Despite ministers sounding the call for Kiwi exporters to diversify, the proportion of our goods heading to China has hit a new annual record. Sam Sachdeva looks at why business is continuing to boom and where.
In a major speech on Aotearoa-China relations earlier this year, Foreign Affairs Minister Nanaia Mahuta warned against Kiwi exporters becoming overexposed to a single market.
“In thinking about long-term economic resilience, we also understand that there is value in diversity.
“Just as the [New Zealand China Council] has noted, it is prudent not to put all eggs into a single basket.”
But in a mid-September update for New Zealand businesses, the Ministry of Foreign Affairs and Trade noted the proportion of New Zealand’s goods exports heading to China had grown to 31 percent for the year to June 2021 – the highest on record for the country.
“China’s role as our largest goods trading partner has grown as its economy led the global post-Covid recovery in the first half of 2021.”

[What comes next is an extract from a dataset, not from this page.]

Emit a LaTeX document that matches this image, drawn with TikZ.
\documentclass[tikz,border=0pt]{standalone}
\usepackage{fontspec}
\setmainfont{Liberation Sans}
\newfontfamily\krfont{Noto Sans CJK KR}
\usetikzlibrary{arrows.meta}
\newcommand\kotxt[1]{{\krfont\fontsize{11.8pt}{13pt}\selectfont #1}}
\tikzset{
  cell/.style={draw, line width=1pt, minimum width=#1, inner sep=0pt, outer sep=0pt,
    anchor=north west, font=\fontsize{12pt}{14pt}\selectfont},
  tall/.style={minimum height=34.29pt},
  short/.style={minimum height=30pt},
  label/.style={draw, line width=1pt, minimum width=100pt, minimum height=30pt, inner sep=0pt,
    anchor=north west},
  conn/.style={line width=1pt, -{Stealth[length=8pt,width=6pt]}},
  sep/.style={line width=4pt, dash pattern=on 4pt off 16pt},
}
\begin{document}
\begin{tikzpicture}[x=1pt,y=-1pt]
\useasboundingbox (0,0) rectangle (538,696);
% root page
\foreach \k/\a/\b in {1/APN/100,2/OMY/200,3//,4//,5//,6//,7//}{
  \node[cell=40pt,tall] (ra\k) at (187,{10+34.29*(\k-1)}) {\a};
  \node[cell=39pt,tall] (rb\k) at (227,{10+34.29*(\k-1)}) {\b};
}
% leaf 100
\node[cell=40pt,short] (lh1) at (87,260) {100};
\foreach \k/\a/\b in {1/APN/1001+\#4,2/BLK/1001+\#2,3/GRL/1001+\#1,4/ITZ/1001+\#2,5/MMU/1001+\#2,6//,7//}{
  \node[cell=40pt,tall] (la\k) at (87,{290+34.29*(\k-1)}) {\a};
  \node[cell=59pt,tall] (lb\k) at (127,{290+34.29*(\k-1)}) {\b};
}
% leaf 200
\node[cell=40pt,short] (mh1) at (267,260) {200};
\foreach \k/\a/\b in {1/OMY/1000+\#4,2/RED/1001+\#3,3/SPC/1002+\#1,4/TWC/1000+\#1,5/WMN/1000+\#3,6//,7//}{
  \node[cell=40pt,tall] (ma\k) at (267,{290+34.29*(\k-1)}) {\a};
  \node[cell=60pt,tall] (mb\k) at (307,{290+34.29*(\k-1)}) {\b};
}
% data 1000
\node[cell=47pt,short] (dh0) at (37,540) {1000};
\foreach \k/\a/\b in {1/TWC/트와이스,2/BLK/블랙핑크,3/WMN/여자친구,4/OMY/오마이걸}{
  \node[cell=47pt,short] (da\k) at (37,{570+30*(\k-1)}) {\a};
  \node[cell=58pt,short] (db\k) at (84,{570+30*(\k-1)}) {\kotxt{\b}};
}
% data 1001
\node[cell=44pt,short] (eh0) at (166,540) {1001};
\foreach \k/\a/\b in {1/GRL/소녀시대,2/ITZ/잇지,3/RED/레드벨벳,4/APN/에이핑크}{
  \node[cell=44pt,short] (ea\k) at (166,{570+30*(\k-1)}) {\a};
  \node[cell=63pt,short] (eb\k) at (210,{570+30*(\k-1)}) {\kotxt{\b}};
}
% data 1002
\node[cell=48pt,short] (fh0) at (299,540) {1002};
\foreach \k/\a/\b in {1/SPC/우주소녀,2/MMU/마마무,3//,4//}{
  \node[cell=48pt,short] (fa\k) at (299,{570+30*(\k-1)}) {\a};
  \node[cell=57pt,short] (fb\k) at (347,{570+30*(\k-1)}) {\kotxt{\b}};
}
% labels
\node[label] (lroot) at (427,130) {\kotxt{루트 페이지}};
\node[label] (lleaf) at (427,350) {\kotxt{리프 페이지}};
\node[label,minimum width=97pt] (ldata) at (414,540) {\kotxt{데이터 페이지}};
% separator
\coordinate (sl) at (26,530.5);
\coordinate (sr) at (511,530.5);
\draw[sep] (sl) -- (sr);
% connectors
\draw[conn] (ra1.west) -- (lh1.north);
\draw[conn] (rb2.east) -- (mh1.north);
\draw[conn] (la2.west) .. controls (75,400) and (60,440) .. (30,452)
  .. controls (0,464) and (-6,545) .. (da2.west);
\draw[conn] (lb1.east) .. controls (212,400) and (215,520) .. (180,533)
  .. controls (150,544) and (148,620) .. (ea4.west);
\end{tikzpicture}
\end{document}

Siah Hwee Ang, the Chair in Business in Asia at Te Herenga Waka Victoria University of Wellington, told Newsroom the growth was little surprise, given many Kiwi businesses would have invested time and money into the Chinese market which may not have yet yielded results.
“If you start to break even and start making some money, it’s also quite difficult to say, ‘Look, guys, you're making some money, maybe it’s not a great idea to make even more money out of it’.”
“It won't be a conscious effort by any business to say, hey, let's diversify ... but of course, businesses will be open to opportunities, and these opportunities come sometimes in a sort of an opportunistic way, so diversification will naturally happen that way.” – Siah Hwee Ang, Te Herenga Waka
For premium New Zealand products like Mānuka honey, China still offered higher profit margins than emerging markets like Vietnam and Thailand while its large middle class offered an easier path to overnight success, he said.
While there had been consistent growth in China’s share of New Zealand exports which would continue for some time, Hwee Ang believed that would eventually “taper off” before crossing the 40 percent threshold as the country’s economic growth slowed and other markets became more appealing.
“It won't be a conscious effort by any business to say, hey, let's diversify ... but of course, businesses will be open to opportunities, and these opportunities come sometimes in a sort of an opportunistic way, so diversification will naturally happen that way.”
Infometrics principal economist Brad Olsen told Newsroom that the growth in China’s exports share was part of a longer-term story since the 2008 signing of a free trade agreement.
“It is a record, but it’s been a record almost every month since late 2016.”
New Zealand’s economic strength through the pandemic was in part due to the ability of Kiwi exporters to continue trading into the country at a time of volatility, Olsen said.
However, with regional tensions flowing into the trade space as seen with Australia and China, it made sense to both make greater use of underutilised markets like India and the Middle East, and to produce more value-added products for the likes of North America.
The Evergrande risk
Domestic instability within China could also have flow-on effects, Olsen said, noting the plight of Evergrande, the country’s heavily-indebted second-biggest property developer which some fear could default on its bonds and send the global market into a spiral.
“Current issues with Evergrande, with over US$300b in debts and real risks around default circling, reinforce how real an overexposure to Chinese trade could be,” he said.
Establishing new trade options was neither cheap nor quick, and would require “boots on the ground” from government officials to help businesses develop new connections.
While the Government was working on free trade deals with the United Kingdom and the European Union, those were both “old stomping grounds” where New Zealand businesses already had good links.
Hwee Ang said there was too much focus on the country’s top trade markets instead of developing new opportunities, leading to “a perpetual sort of investment” into the same countries.
But both he and Olsen agreed diversifying did not mean an ‘either/or’ dichotomy when it came to trading with China, and instead required exporters to develop new markets while continuing to offer goods to Chinese consumers.
New Zealand is far from alone in dealing with this issue: 36.7 percent of Australia’s exports went to China in 2020, a drop of 4.9 percentage points from the previous year but up 15.1 points compared to five years earlier.
In an economic survey of Australia released last week, the OECD said that while the country’s trade ties with China had benefited businesses and households, “the increased concentration of export flows makes Australia more vulnerable to a future shock in the Chinese economy or import restrictions being imposed on additional commodities, such as iron ore”, further warning that “a ratcheting up of diplomatic tensions” with China could weaken Australia’s trade activity.
Responding to questions from Newsroom, Mahuta said the trade figures reflected the difficulty for Kiwi businesses of expanding into new markets, given the restrictions forced on them by the pandemic.
“Exporters are operating under some very difficult conditions at the moment with Covid: disrupted supply chains, the inability to have open borders, to actually explore other potential markets, so many of our exporters are working with existing trading partners...
“Is that a reflection of where we need to be? I don't think so. Does my message change in terms of signalling to exporters, they need to diversify and build resilience into the business model? That message is still the same.”